The 0.4-mile trail to Icehouse Pond is surfaced with gravel to make it highly accessible. The trail winds through a heavy lowland understory. The pond is beautiful as well as a favored trout fishing location and occasional moose haunt. The pond itself is small and relatively circular. There is a small beach area for launching canoes or kayaks.


The short distance and flat trail make this hike more accessible to people with varied ability levels than other more strenuous Adirondack hikes. Nearby Helldiver Pond may provide a better experience for hikers using wheelchairs or walkers due to the even and hardpacked soil of the trail surface compared to Icehouse Pond’s gravel surface and longer distance.


All along the Indian Lake to Limekiln Lake Road there are campsites that are available via the state’s reservation system. The Moose River Plains provides highly accessible wild experiences for people of all levels of ability.

The hike out follows the same route used to hike in.

Click here for a map and directions to Icehouse Pond.
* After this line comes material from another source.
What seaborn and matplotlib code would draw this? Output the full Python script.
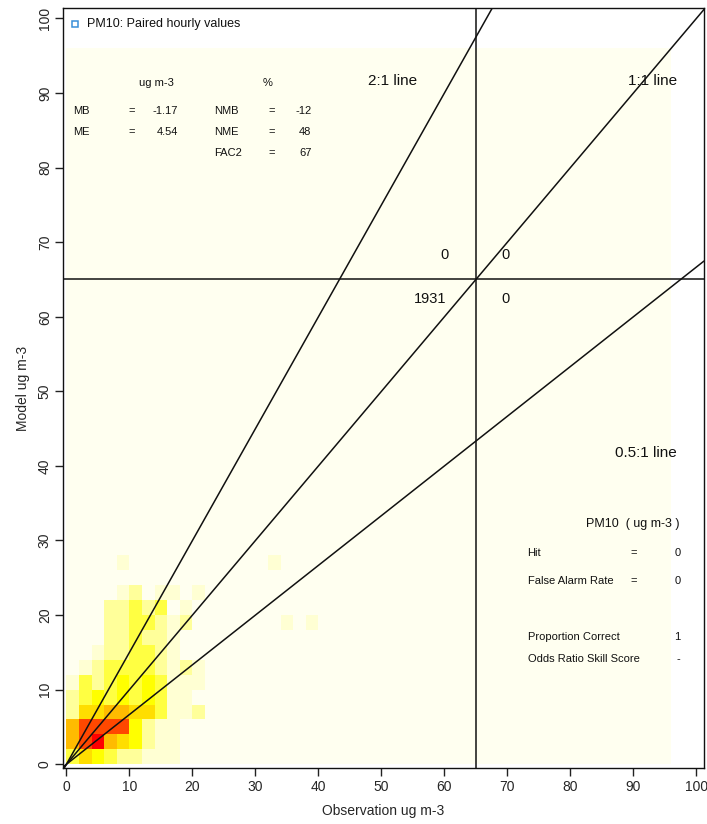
import numpy as np
import matplotlib
matplotlib.use("Agg")
import matplotlib.pyplot as plt
from matplotlib.colors import LinearSegmentedColormap
import seaborn as sns

# binned density (0-100 scale) of paired hourly values, 2 ug m-3 bins
# rows: model bins from 26-28 (top) down to 0-2 (bottom); columns: obs bins 0-2 ... 38-40
density_rows = [
    [0, 0, 0, 0, 4, 0, 0, 0, 0, 0, 0, 0, 0, 0, 0, 0, 4, 0, 0, 0],
    [0, 0, 0, 0, 0, 0, 0, 0, 0, 0, 0, 0, 0, 0, 0, 0, 0, 0, 0, 0],
    [0, 0, 0, 0, 4, 12, 0, 4, 4, 0, 4, 0, 0, 0, 0, 0, 0, 0, 0, 0],
    [0, 0, 0, 12, 12, 24, 12, 24, 0, 4, 0, 0, 0, 0, 0, 0, 0, 0, 0, 0],
    [0, 0, 0, 12, 12, 24, 24, 12, 4, 12, 0, 0, 0, 0, 0, 0, 0, 4, 0, 4],
    [0, 0, 0, 12, 12, 24, 12, 12, 4, 0, 0, 0, 0, 0, 0, 0, 0, 0, 0, 0],
    [0, 0, 4, 12, 12, 24, 24, 12, 4, 0, 0, 0, 0, 0, 0, 0, 0, 0, 0, 0],
    [0, 4, 12, 24, 24, 24, 24, 12, 4, 12, 4, 0, 0, 0, 0, 0, 0, 0, 0, 0],
    [4, 24, 12, 24, 33, 24, 33, 24, 4, 4, 4, 0, 0, 0, 0, 0, 0, 0, 0, 0],
    [12, 24, 33, 24, 33, 24, 33, 24, 4, 4, 0, 0, 0, 0, 0, 0, 0, 0, 0, 0],
    [12, 45, 45, 58, 58, 45, 45, 24, 4, 4, 12, 0, 0, 0, 0, 0, 0, 0, 0, 0],
    [58, 85, 85, 85, 85, 33, 12, 4, 4, 0, 0, 0, 0, 0, 0, 0, 0, 0, 0, 0],
    [58, 85, 100, 58, 45, 33, 12, 4, 4, 0, 0, 0, 0, 0, 0, 0, 0, 0, 0, 0],
    [24, 45, 33, 24, 12, 12, 4, 4, 4, 0, 0, 0, 0, 0, 0, 0, 0, 0, 0, 0],
]
bin_width = 2
grid_max = 96

# reference lines drawn through the origin (labelled 2:1, 1:1, 0.5:1)
line_slopes = [1.5, 1.0, 1 / 1.5]
threshold = 65

ticks = list(range(0, 101, 10))

stats_left = [("MB", "-1.17"), ("ME", "4.54")]
stats_pct = [("NMB", "-12"), ("NME", "48"), ("FAC2", "67")]
contingency = {"upper_left": "0", "upper_right": "0", "lower_left": "1931", "lower_right": "0"}
skill_scores = [("Hit", "=", "0"), ("False Alarm Rate", "=", "0"),
                ("Proportion Correct", "", "1"), ("Odds Ratio Skill Score", "", "-")]

# build bin centres + weights from the grid
dens = np.array(density_rows[::-1], dtype=float)
jj, ii = np.nonzero(dens)
xs = ii * bin_width + bin_width / 2
ys = jj * bin_width + bin_width / 2
ws = dens[jj, ii]

sns.set_theme(style="ticks")
plt.rcParams["font.family"] = ["Liberation Sans", "DejaVu Sans"]

fig = plt.figure(figsize=(7.07, 8.24), dpi=100)
ax = fig.add_axes([0.0891, 0.068, 0.9066, 0.9223])

cmap = LinearSegmentedColormap.from_list(
    "heat", [(0, "#FFFFF0"), (0.33, "#FFFF00"), (0.66, "#FFA500"), (1.0, "#FF0000")]
)
sns.histplot(
    x=xs, y=ys, weights=ws, binwidth=bin_width,
    binrange=((0, grid_max), (0, grid_max)), thresh=None,
    cmap=cmap, vmin=0, vmax=100, ax=ax,
)

for s in line_slopes:
    ax.axline((0, 0), slope=s, color="#111111", lw=1.1)
ax.axhline(threshold, color="#111111", lw=1.1)
ax.axvline(threshold, color="#111111", lw=1.1)

ax.set_xlim(-0.55, 101.2)
ax.set_ylim(-0.5, 101.4)
ax.set_xticks(ticks)
ax.set_yticks(ticks)
ax.set_xticklabels([str(t) for t in ticks], fontsize=10)
ax.set_yticklabels([str(t) for t in ticks], fontsize=10, rotation=90, va="center")
ax.tick_params(direction="out", length=6, width=1, color="#222222")
ax.tick_params(axis="x", pad=3)
ax.tick_params(axis="y", pad=2)
for sp in ax.spines.values():
    sp.set_visible(True)
    sp.set_color("#111111")
    sp.set_linewidth(1)
ax.set_xlabel("Observation ug m-3", fontsize=10, labelpad=7)
ax.set_ylabel("Model ug m-3", fontsize=10, labelpad=6)

txt = dict(color="#111111")
# key
ax.plot([1.3], [99.2], marker="s", mfc="none", mec="#3a8fd8", ms=5, mew=1.1)
ax.text(3.2, 99.2, "PM10: Paired hourly values", fontsize=9, va="center", ha="left", **txt)

# model evaluation stats
fs = 8
ax.text(14.3, 91.4, "ug m-3", fontsize=fs, ha="center", va="center", **txt)
ax.text(32.0, 91.4, "%", fontsize=fs, ha="center", va="center", **txt)
rows_y = [87.6, 84.8, 82.0]
for (name, val), yv in zip(stats_left, rows_y):
    ax.text(1.0, yv, name, fontsize=fs, ha="left", va="center", **txt)
    ax.text(10.4, yv, "=", fontsize=fs, ha="center", va="center", **txt)
    ax.text(17.7, yv, val, fontsize=fs, ha="right", va="center", **txt)
for (name, val), yv in zip(stats_pct, rows_y):
    ax.text(23.4, yv, name, fontsize=fs, ha="left", va="center", **txt)
    ax.text(32.6, yv, "=", fontsize=fs, ha="center", va="center", **txt)
    ax.text(38.9, yv, val, fontsize=fs, ha="right", va="center", **txt)

# line labels
ax.text(51.8, 91.6, "2:1 line", fontsize=11, ha="center", va="center", **txt)
ax.text(93.1, 91.6, "1:1 line", fontsize=11, ha="center", va="center", **txt)
ax.text(92.0, 41.7, "0.5:1 line", fontsize=11, ha="center", va="center", **txt)

# contingency counts
ax.text(60.0, 68.3, contingency["upper_left"], fontsize=10.5, ha="center", va="center", **txt)
ax.text(69.7, 68.3, contingency["upper_right"], fontsize=10.5, ha="center", va="center", **txt)
ax.text(57.8, 62.4, contingency["lower_left"], fontsize=10.5, ha="center", va="center", **txt)
ax.text(69.7, 62.4, contingency["lower_right"], fontsize=10.5, ha="center", va="center", **txt)

# skill scores
ax.text(97.3, 32.2, "PM10  ( ug m-3 )", fontsize=9, ha="right", va="center", **txt)
for (name, eq, val), yv in zip(skill_scores, [28.3, 24.6, 17.1, 14.1]):
    ax.text(73.2, yv, name, fontsize=fs, ha="left", va="center", **txt)
    if eq:
        ax.text(90.0, yv, eq, fontsize=fs, ha="center", va="center", **txt)
    ax.text(97.5, yv, val, fontsize=fs, ha="right", va="center", **txt)

fig.savefig("out.png", dpi=100)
When You Hike Make Sure to Practice “Leave No Trace” to be Prepared and to Protect the Forest Preserve

Please follow “carry in, carry out” rules for all trash and follow other Leave No Trace principles when hiking in the public Forest Preserve and other wild areas. The seven Leave No Trace principles are: 1) Plan ahead and prepare; 2) Stay on hiking trails and camp at designated areas; 3) Dispose of human waste and trash properly; 4) Leave what you find; 5) Minimize campfires; 6) Respect wildlife; 7) Respect other hikers.

Educated hikers do not damage the environment. Prepared hikers do not need search and rescue unless injured.

Winter Use: Icehouse Pond is difficult to reach during the winter.